• Written task:
Pictures stay out of the copy; restate everything else in the material exactly.

• Data:
========

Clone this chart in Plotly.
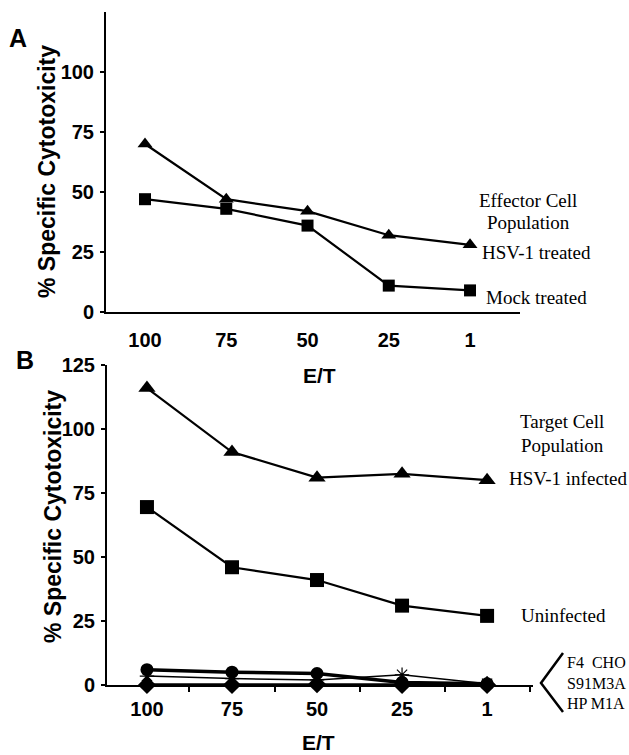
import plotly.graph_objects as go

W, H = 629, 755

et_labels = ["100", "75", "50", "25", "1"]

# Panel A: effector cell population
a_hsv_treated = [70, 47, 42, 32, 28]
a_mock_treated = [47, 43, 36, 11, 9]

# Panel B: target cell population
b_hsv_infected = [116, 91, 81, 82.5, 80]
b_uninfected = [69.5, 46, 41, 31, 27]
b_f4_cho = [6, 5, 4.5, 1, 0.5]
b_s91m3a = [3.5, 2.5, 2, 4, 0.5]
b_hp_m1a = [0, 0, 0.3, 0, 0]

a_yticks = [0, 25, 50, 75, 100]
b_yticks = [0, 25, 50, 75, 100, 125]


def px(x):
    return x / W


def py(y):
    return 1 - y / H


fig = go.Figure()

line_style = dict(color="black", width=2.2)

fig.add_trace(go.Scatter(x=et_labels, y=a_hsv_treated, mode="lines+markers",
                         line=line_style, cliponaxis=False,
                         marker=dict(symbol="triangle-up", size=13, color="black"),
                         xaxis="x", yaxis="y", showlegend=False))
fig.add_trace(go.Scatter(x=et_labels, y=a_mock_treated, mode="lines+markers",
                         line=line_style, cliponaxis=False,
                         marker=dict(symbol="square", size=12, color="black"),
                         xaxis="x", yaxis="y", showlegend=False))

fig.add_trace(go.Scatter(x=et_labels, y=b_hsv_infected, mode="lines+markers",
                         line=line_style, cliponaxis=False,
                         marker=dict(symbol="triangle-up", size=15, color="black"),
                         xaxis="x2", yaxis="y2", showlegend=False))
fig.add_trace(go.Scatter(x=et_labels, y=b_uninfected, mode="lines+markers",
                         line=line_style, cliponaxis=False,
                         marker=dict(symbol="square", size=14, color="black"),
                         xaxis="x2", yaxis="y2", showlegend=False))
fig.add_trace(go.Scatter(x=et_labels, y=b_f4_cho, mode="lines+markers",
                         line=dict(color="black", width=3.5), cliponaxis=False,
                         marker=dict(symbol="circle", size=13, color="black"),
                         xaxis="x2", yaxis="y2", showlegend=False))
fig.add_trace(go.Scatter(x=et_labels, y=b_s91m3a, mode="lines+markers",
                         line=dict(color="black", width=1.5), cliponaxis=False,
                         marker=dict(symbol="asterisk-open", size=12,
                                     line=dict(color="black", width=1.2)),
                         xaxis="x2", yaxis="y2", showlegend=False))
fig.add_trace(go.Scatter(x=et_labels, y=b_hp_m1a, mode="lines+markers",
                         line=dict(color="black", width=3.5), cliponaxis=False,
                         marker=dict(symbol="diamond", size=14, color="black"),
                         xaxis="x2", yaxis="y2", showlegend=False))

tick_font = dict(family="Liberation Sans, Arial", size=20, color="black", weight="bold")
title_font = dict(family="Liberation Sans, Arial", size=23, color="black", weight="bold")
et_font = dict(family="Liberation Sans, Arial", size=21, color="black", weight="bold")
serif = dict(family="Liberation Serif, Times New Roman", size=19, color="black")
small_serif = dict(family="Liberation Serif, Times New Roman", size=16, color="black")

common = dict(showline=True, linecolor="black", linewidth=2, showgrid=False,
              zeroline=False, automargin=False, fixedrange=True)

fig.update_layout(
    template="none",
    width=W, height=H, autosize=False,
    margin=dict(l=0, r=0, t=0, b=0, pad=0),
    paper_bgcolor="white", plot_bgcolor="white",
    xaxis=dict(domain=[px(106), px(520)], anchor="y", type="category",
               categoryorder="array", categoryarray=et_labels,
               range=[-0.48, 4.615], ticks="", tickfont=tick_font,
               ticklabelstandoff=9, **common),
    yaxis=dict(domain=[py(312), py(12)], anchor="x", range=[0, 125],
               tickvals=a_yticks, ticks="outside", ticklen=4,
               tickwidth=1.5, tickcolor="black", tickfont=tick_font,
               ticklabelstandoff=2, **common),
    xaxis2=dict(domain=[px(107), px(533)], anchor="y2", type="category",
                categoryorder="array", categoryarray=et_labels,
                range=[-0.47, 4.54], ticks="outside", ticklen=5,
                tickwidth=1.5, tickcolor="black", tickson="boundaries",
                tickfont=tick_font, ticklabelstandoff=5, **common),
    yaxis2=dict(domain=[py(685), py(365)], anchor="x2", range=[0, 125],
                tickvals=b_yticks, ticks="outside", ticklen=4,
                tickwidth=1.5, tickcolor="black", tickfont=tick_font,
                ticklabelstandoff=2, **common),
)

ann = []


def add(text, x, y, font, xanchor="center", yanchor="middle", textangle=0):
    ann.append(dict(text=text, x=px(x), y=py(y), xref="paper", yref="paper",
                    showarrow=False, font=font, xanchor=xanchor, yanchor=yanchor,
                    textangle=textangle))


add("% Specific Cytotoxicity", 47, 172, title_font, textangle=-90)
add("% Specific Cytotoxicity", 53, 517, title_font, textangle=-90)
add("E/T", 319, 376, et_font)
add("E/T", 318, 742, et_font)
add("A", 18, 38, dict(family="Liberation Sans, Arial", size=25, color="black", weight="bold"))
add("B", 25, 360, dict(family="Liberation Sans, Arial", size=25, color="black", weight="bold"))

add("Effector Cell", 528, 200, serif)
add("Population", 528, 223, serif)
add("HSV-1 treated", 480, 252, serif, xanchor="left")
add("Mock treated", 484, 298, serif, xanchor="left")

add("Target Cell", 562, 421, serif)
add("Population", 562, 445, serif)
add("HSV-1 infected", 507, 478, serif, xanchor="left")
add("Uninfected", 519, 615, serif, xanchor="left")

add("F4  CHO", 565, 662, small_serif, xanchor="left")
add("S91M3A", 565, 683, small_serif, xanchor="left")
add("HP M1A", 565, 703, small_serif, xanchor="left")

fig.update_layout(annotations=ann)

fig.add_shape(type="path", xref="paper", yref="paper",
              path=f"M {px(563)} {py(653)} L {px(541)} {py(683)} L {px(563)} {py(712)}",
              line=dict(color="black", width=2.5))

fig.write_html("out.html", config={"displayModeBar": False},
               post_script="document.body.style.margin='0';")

========

• Answer to this problem:
Clone this chart in Plotly.
import plotly.graph_objects as go

W, H = 629, 755

et_labels = ["100", "75", "50", "25", "1"]

# Panel A: effector cell population
a_hsv_treated = [70, 47, 42, 32, 28]
a_mock_treated = [47, 43, 36, 11, 9]

# Panel B: target cell population
b_hsv_infected = [116, 91, 81, 82.5, 80]
b_uninfected = [69.5, 46, 41, 31, 27]
b_f4_cho = [6, 5, 4.5, 1, 0.5]
b_s91m3a = [3.5, 2.5, 2, 4, 0.5]
b_hp_m1a = [0, 0, 0.3, 0, 0]

a_yticks = [0, 25, 50, 75, 100]
b_yticks = [0, 25, 50, 75, 100, 125]


def px(x):
    return x / W


def py(y):
    return 1 - y / H


fig = go.Figure()

line_style = dict(color="black", width=2.2)

fig.add_trace(go.Scatter(x=et_labels, y=a_hsv_treated, mode="lines+markers",
                         line=line_style, cliponaxis=False,
                         marker=dict(symbol="triangle-up", size=13, color="black"),
                         xaxis="x", yaxis="y", showlegend=False))
fig.add_trace(go.Scatter(x=et_labels, y=a_mock_treated, mode="lines+markers",
                         line=line_style, cliponaxis=False,
                         marker=dict(symbol="square", size=12, color="black"),
                         xaxis="x", yaxis="y", showlegend=False))

fig.add_trace(go.Scatter(x=et_labels, y=b_hsv_infected, mode="lines+markers",
                         line=line_style, cliponaxis=False,
                         marker=dict(symbol="triangle-up", size=15, color="black"),
                         xaxis="x2", yaxis="y2", showlegend=False))
fig.add_trace(go.Scatter(x=et_labels, y=b_uninfected, mode="lines+markers",
                         line=line_style, cliponaxis=False,
                         marker=dict(symbol="square", size=14, color="black"),
                         xaxis="x2", yaxis="y2", showlegend=False))
fig.add_trace(go.Scatter(x=et_labels, y=b_f4_cho, mode="lines+markers",
                         line=dict(color="black", width=3.5), cliponaxis=False,
                         marker=dict(symbol="circle", size=13, color="black"),
                         xaxis="x2", yaxis="y2", showlegend=False))
fig.add_trace(go.Scatter(x=et_labels, y=b_s91m3a, mode="lines+markers",
                         line=dict(color="black", width=1.5), cliponaxis=False,
                         marker=dict(symbol="asterisk-open", size=12,
                                     line=dict(color="black", width=1.2)),
                         xaxis="x2", yaxis="y2", showlegend=False))
fig.add_trace(go.Scatter(x=et_labels, y=b_hp_m1a, mode="lines+markers",
                         line=dict(color="black", width=3.5), cliponaxis=False,
                         marker=dict(symbol="diamond", size=14, color="black"),
                         xaxis="x2", yaxis="y2", showlegend=False))

tick_font = dict(family="Liberation Sans, Arial", size=20, color="black", weight="bold")
title_font = dict(family="Liberation Sans, Arial", size=23, color="black", weight="bold")
et_font = dict(family="Liberation Sans, Arial", size=21, color="black", weight="bold")
serif = dict(family="Liberation Serif, Times New Roman", size=19, color="black")
small_serif = dict(family="Liberation Serif, Times New Roman", size=16, color="black")

common = dict(showline=True, linecolor="black", linewidth=2, showgrid=False,
              zeroline=False, automargin=False, fixedrange=True)

fig.update_layout(
    template="none",
    width=W, height=H, autosize=False,
    margin=dict(l=0, r=0, t=0, b=0, pad=0),
    paper_bgcolor="white", plot_bgcolor="white",
    xaxis=dict(domain=[px(106), px(520)], anchor="y", type="category",
               categoryorder="array", categoryarray=et_labels,
               range=[-0.48, 4.615], ticks="", tickfont=tick_font,
               ticklabelstandoff=9, **common),
    yaxis=dict(domain=[py(312), py(12)], anchor="x", range=[0, 125],
               tickvals=a_yticks, ticks="outside", ticklen=4,
               tickwidth=1.5, tickcolor="black", tickfont=tick_font,
               ticklabelstandoff=2, **common),
    xaxis2=dict(domain=[px(107), px(533)], anchor="y2", type="category",
                categoryorder="array", categoryarray=et_labels,
                range=[-0.47, 4.54], ticks="outside", ticklen=5,
                tickwidth=1.5, tickcolor="black", tickson="boundaries",
                tickfont=tick_font, ticklabelstandoff=5, **common),
    yaxis2=dict(domain=[py(685), py(365)], anchor="x2", range=[0, 125],
                tickvals=b_yticks, ticks="outside", ticklen=4,
                tickwidth=1.5, tickcolor="black", tickfont=tick_font,
                ticklabelstandoff=2, **common),
)

ann = []


def add(text, x, y, font, xanchor="center", yanchor="middle", textangle=0):
    ann.append(dict(text=text, x=px(x), y=py(y), xref="paper", yref="paper",
                    showarrow=False, font=font, xanchor=xanchor, yanchor=yanchor,
                    textangle=textangle))


add("% Specific Cytotoxicity", 47, 172, title_font, textangle=-90)
add("% Specific Cytotoxicity", 53, 517, title_font, textangle=-90)
add("E/T", 319, 376, et_font)
add("E/T", 318, 742, et_font)
add("A", 18, 38, dict(family="Liberation Sans, Arial", size=25, color="black", weight="bold"))
add("B", 25, 360, dict(family="Liberation Sans, Arial", size=25, color="black", weight="bold"))

add("Effector Cell", 528, 200, serif)
add("Population", 528, 223, serif)
add("HSV-1 treated", 480, 252, serif, xanchor="left")
add("Mock treated", 484, 298, serif, xanchor="left")

add("Target Cell", 562, 421, serif)
add("Population", 562, 445, serif)
add("HSV-1 infected", 507, 478, serif, xanchor="left")
add("Uninfected", 519, 615, serif, xanchor="left")

add("F4  CHO", 565, 662, small_serif, xanchor="left")
add("S91M3A", 565, 683, small_serif, xanchor="left")
add("HP M1A", 565, 703, small_serif, xanchor="left")

fig.update_layout(annotations=ann)

fig.add_shape(type="path", xref="paper", yref="paper",
              path=f"M {px(563)} {py(653)} L {px(541)} {py(683)} L {px(563)} {py(712)}",
              line=dict(color="black", width=2.5))

fig.write_html("out.html", config={"displayModeBar": False},
               post_script="document.body.style.margin='0';")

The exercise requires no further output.